### [Charts and diagrams as code]
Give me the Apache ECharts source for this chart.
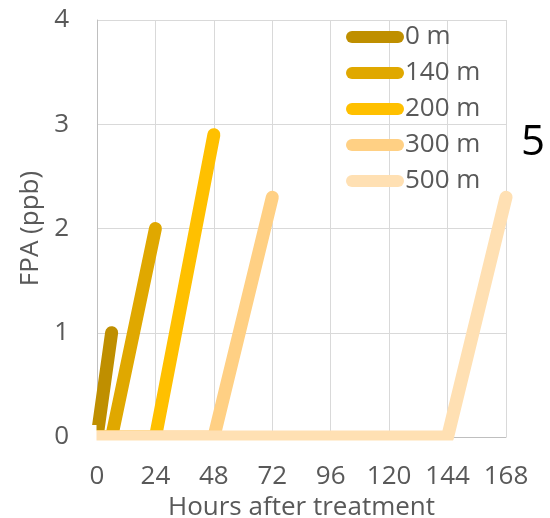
<!DOCTYPE html>
<html>
<head>
<meta charset="utf-8">
<script src="https://cdn.jsdelivr.net/npm/echarts@6/dist/echarts.min.js"></script>
<style>html,body{margin:0;padding:0;background:#fff;}#c{width:550px;height:518px;}</style>
</head>
<body>
<div id="c"></div>
<script>
const seriesNames = ['0 m', '140 m', '200 m', '300 m', '500 m'];
const hours0 = [0, 6];
const fpa0 = [0, 1.0];
const hours140 = [0, 6, 24];
const fpa140 = [0, 0, 2.0];
const hours200 = [0, 6, 24, 48];
const fpa200 = [0, 0, 0, 2.9];
const hours300 = [0, 6, 24, 48, 72];
const fpa300 = [0, 0, 0, 0, 2.3];
const hours500 = [0, 6, 24, 48, 72, 144, 168];
const fpa500 = [0, 0, 0, 0, 0, 0, 2.3];
const xTicks = [0, 24, 48, 72, 96, 120, 144, 168];
const yTicks = [0, 1, 2, 3, 4];
const panelLabel = '5';

const colors = ['#BF8F00', '#E0A800', '#FFC000', '#FFD084', '#FFE0B3'];
const allHours = [hours0, hours140, hours200, hours300, hours500];
const allFpa = [fpa0, fpa140, fpa200, fpa300, fpa500];
const font = 'Open Sans';
const txt = '#595959';
const fs = 26;

const chart = echarts.init(document.getElementById('c'), null, {renderer: 'canvas'});
const capsule = 'path://M6,0 L52,0 A6,6 0 0 1 52,12 L6,12 A6,6 0 0 1 6,0 Z';
chart.setOption({
  animation: false,
  color: colors,
  grid: {left: 97, right: 44, top: 20, bottom: 81, outerBoundsMode: 'none', containLabel: false},
  legend: {
    orient: 'vertical', left: 346, top: 24, padding: 0, itemWidth: 58, itemHeight: 12, itemGap: 10,
    icon: capsule,
    textStyle: {fontFamily: font, fontSize: fs, color: txt, lineHeight: 25.5, padding: [0, 0, 0, -4]},
    data: seriesNames.map((n, i) => ({name: n, icon: capsule, itemStyle: {color: colors[i]}}))
  },
  xAxis: {
    type: 'value', min: xTicks[0], max: xTicks[xTicks.length - 1], interval: 24,
    name: 'Hours after treatment', nameLocation: 'middle', nameGap: 53,
    nameTextStyle: {fontFamily: font, fontSize: fs, color: txt},
    axisLine: {show: true, lineStyle: {color: '#BFBFBF', width: 1}},
    axisTick: {show: false},
    axisLabel: {fontFamily: font, fontSize: fs, color: txt, margin: 27},
    splitLine: {show: true, lineStyle: {color: '#D9D9D9', width: 1}}
  },
  yAxis: {
    type: 'value', min: yTicks[0], max: yTicks[yTicks.length - 1], interval: 1,
    name: 'FPA (ppb)', nameLocation: 'middle', nameGap: 52,
    nameTextStyle: {fontFamily: font, fontSize: fs, color: txt},
    axisLine: {show: true, lineStyle: {color: '#BFBFBF', width: 1}},
    axisTick: {show: false},
    axisLabel: {fontFamily: font, fontSize: fs, color: txt, margin: 28},
    splitLine: {show: true, lineStyle: {color: '#D9D9D9', width: 1}}
  },
  series: seriesNames.map((n, i) => ({
    name: n, type: 'line', showSymbol: false, symbol: 'none', clip: true,
    data: allHours[i].map((h, j) => [h, allFpa[i][j]]),
    lineStyle: {color: colors[i], width: 13, cap: 'round', join: 'round'},
    itemStyle: {color: colors[i]}
  }))
});

// White masks so thick lines are cut at the plot edge, as in the original
const origin = chart.convertToPixel({gridIndex: 0}, [xTicks[0], yTicks[0]]);
const far = chart.convertToPixel({gridIndex: 0}, [xTicks[xTicks.length - 1], yTicks[0]]);
const ox = Math.round(origin[0]), oy = Math.round(origin[1]), fx = Math.round(far[0]);
chart.setOption({
  graphic: [{
    type: 'text', left: 521, top: 122,
    style: {text: panelLabel, font: '42px "Open Sans"', fill: '#000'}
  }, {
    type: 'rect', z: 100, silent: true,
    shape: {x: ox - 12, y: oy - 12, width: 11.5, height: 24},
    style: {fill: '#fff'}
  }, {
    type: 'rect', z: 100, silent: true,
    shape: {x: ox - 12, y: oy + 3.5, width: fx - ox + 24, height: 8},
    style: {fill: '#fff'}
  }]
});
</script>
</body>
</html>
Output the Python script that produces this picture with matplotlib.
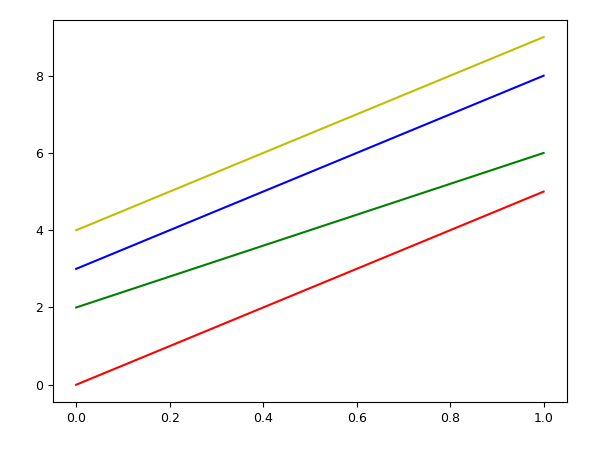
import matplotlib
matplotlib.use("Agg")
import matplotlib.pyplot as plt

x = [0, 1]
red = [0, 5]
green = [2, 6]
blue = [3, 8]
yellow = [4, 9]

fig = plt.figure(figsize=(6, 4.58), dpi=100)
ax = fig.add_axes([0.088, 0.122, 0.857, 0.835])

ax.plot(x, red, color="r")
ax.plot(x, green, color="g")
ax.plot(x, blue, color="b")
ax.plot(x, yellow, color="y")

ax.tick_params(labelsize=9)

fig.savefig("out.png", dpi=100)
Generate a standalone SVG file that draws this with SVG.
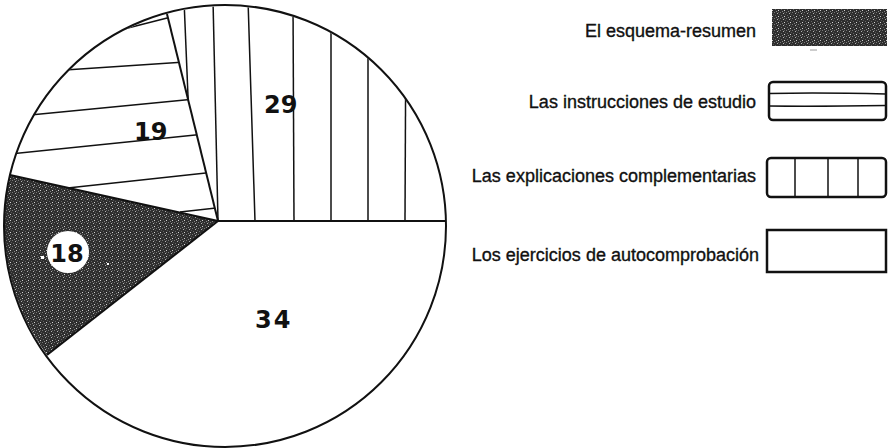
<svg xmlns="http://www.w3.org/2000/svg" width="888" height="448" viewBox="0 0 888 448">
  <defs>
    <pattern id="stip" width="6" height="6" patternUnits="userSpaceOnUse">
      <rect width="6" height="6" fill="#2e2e2e"/>
      <rect x="0" y="0" width="1" height="1" fill="#777"/>
      <rect x="3" y="1" width="1" height="1" fill="#b0b0b0"/>
      <rect x="1" y="3" width="1" height="1" fill="#666"/>
      <rect x="4" y="4" width="1" height="1" fill="#d0d0d0"/>
      <rect x="2" y="5" width="1" height="1" fill="#888"/>
      <rect x="5" y="2" width="1" height="1" fill="#555"/>
      <rect x="4" y="0" width="1" height="1" fill="#5a5a5a"/>
    </pattern>
    <clipPath id="clip19">
      <path d="M218,221 L10,175 A221,221 0 0 1 167,14 Z"/>
    </clipPath>
    <clipPath id="clip29">
      <path d="M218,221 L167,14 A221,221 0 0 1 446,221 Z"/>
    </clipPath>
    <style>
      .edge { fill: none; stroke: #111; stroke-width: 2; }
      .hatch { stroke: #111; stroke-width: 1.5; fill: none; }
      .num { font-family: "DejaVu Sans", "Liberation Sans", sans-serif; font-weight: bold; font-size: 24px; fill: #111; }
      .leg { font-family: "Liberation Sans", Arial, sans-serif; font-size: 18px; fill: #111; stroke: #111; stroke-width: 0.35; text-anchor: end; }
      .box { stroke: #111; stroke-width: 2.5; fill: #fff; }
    </style>
  </defs>
  <rect width="888" height="448" fill="#fff"/>

  <g id="pie">
    <g id="slice-34">
      <path d="M218,221 L446,221 A221,221 0 0 1 47,355 Z" fill="#fff"/>
      <text class="num" x="255" y="328" letter-spacing="2">34</text>
    </g>
    <g id="slice-18">
      <path d="M218,221 L47,355 A221,221 0 0 1 10,175 Z" fill="url(#stip)"/>
      <circle cx="68" cy="252" r="21" fill="#fff"/>
      <text class="num" x="67" y="262" text-anchor="middle">18</text>
      <rect x="41" y="256" width="3" height="3" fill="#fff"/>
      <rect x="107" y="263" width="2" height="2" fill="#fff"/>
    </g>
    <g id="slice-19">
      <path d="M218,221 L10,175 A221,221 0 0 1 167,14 Z" fill="#fff"/>
      <g clip-path="url(#clip19)" class="hatch">
        <line x1="120" y1="30" x2="175" y2="16"/>
        <line x1="50" y1="71" x2="185" y2="62"/>
        <line x1="20" y1="116" x2="195" y2="99"/>
        <line x1="0" y1="155" x2="205" y2="134"/>
        <line x1="40" y1="191" x2="215" y2="172"/>
        <line x1="180" y1="212" x2="216" y2="208"/>
      </g>
      <text class="num" x="134" y="140">19</text>
    </g>
    <g id="slice-29">
      <path d="M218,221 L167,14 A221,221 0 0 1 446,221 Z" fill="#fff"/>
      <g clip-path="url(#clip29)" class="hatch">
        <line x1="184" y1="0" x2="189" y2="120"/>
        <line x1="213" y1="0" x2="218" y2="221"/>
        <line x1="248" y1="0" x2="255" y2="221"/>
        <line x1="293" y1="0" x2="294" y2="221"/>
        <line x1="331" y1="0" x2="331" y2="221"/>
        <line x1="368" y1="0" x2="368" y2="221"/>
        <line x1="406" y1="0" x2="405" y2="221"/>
      </g>
      <text class="num" x="264" y="113">29</text>
    </g>
  </g>

  <g id="connectors">
    <circle class="edge" cx="225" cy="226" r="221"/>
    <line class="edge" x1="218" y1="221" x2="446" y2="221"/>
    <line class="edge" x1="218" y1="221" x2="167" y2="14"/>
    <line class="edge" x1="218" y1="221" x2="10" y2="175" stroke-width="2.5"/>
    <line class="edge" x1="218" y1="221" x2="47" y2="355"/>
  </g>

  <g id="legend-esquema">
    <text class="leg" x="756" y="37">El esquema-resumen</text>
    <rect x="772" y="9" width="115" height="37" fill="url(#stip)"/>
    <line x1="810" y1="50" x2="817" y2="50" stroke="#999" stroke-width="1"/>
  </g>
  <g id="legend-instrucciones">
    <text class="leg" x="756" y="108">Las instrucciones de estudio</text>
    <rect class="box" x="769" y="82" width="117" height="38" rx="4"/>
    <path d="M769,93.5 Q820,92.5 886,94" class="hatch" stroke-width="2"/>
    <path d="M769,106 Q820,106.5 886,105.5" class="hatch" stroke-width="2"/>
  </g>
  <g id="legend-explicaciones">
    <text class="leg" x="756" y="182">Las explicaciones complementarias</text>
    <rect class="box" x="767" y="158" width="119" height="39" rx="4"/>
    <line class="hatch" x1="795" y1="158" x2="795" y2="197" stroke-width="2"/>
    <line class="hatch" x1="828" y1="158" x2="828" y2="197" stroke-width="2"/>
    <line class="hatch" x1="858" y1="158" x2="858" y2="197" stroke-width="2"/>
  </g>
  <g id="legend-ejercicios">
    <text class="leg" x="759" y="261">Los ejercicios de autocomprobación</text>
    <rect class="box" x="767" y="230" width="119" height="42" stroke-width="2"/>
  </g>
</svg>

### [Set exercise]
Without the pictures, copy the entries from their first line through the line containing "const fs = 26;", and only those lines.

### [The completed task]
Give me the Apache ECharts source for this chart.
<!DOCTYPE html>
<html>
<head>
<meta charset="utf-8">
<script src="https://cdn.jsdelivr.net/npm/echarts@6/dist/echarts.min.js"></script>
<style>html,body{margin:0;padding:0;background:#fff;}#c{width:550px;height:518px;}</style>
</head>
<body>
<div id="c"></div>
<script>
const seriesNames = ['0 m', '140 m', '200 m', '300 m', '500 m'];
const hours0 = [0, 6];
const fpa0 = [0, 1.0];
const hours140 = [0, 6, 24];
const fpa140 = [0, 0, 2.0];
const hours200 = [0, 6, 24, 48];
const fpa200 = [0, 0, 0, 2.9];
const hours300 = [0, 6, 24, 48, 72];
const fpa300 = [0, 0, 0, 0, 2.3];
const hours500 = [0, 6, 24, 48, 72, 144, 168];
const fpa500 = [0, 0, 0, 0, 0, 0, 2.3];
const xTicks = [0, 24, 48, 72, 96, 120, 144, 168];
const yTicks = [0, 1, 2, 3, 4];
const panelLabel = '5';

const colors = ['#BF8F00', '#E0A800', '#FFC000', '#FFD084', '#FFE0B3'];
const allHours = [hours0, hours140, hours200, hours300, hours500];
const allFpa = [fpa0, fpa140, fpa200, fpa300, fpa500];
const font = 'Open Sans';
const txt = '#595959';
const fs = 26;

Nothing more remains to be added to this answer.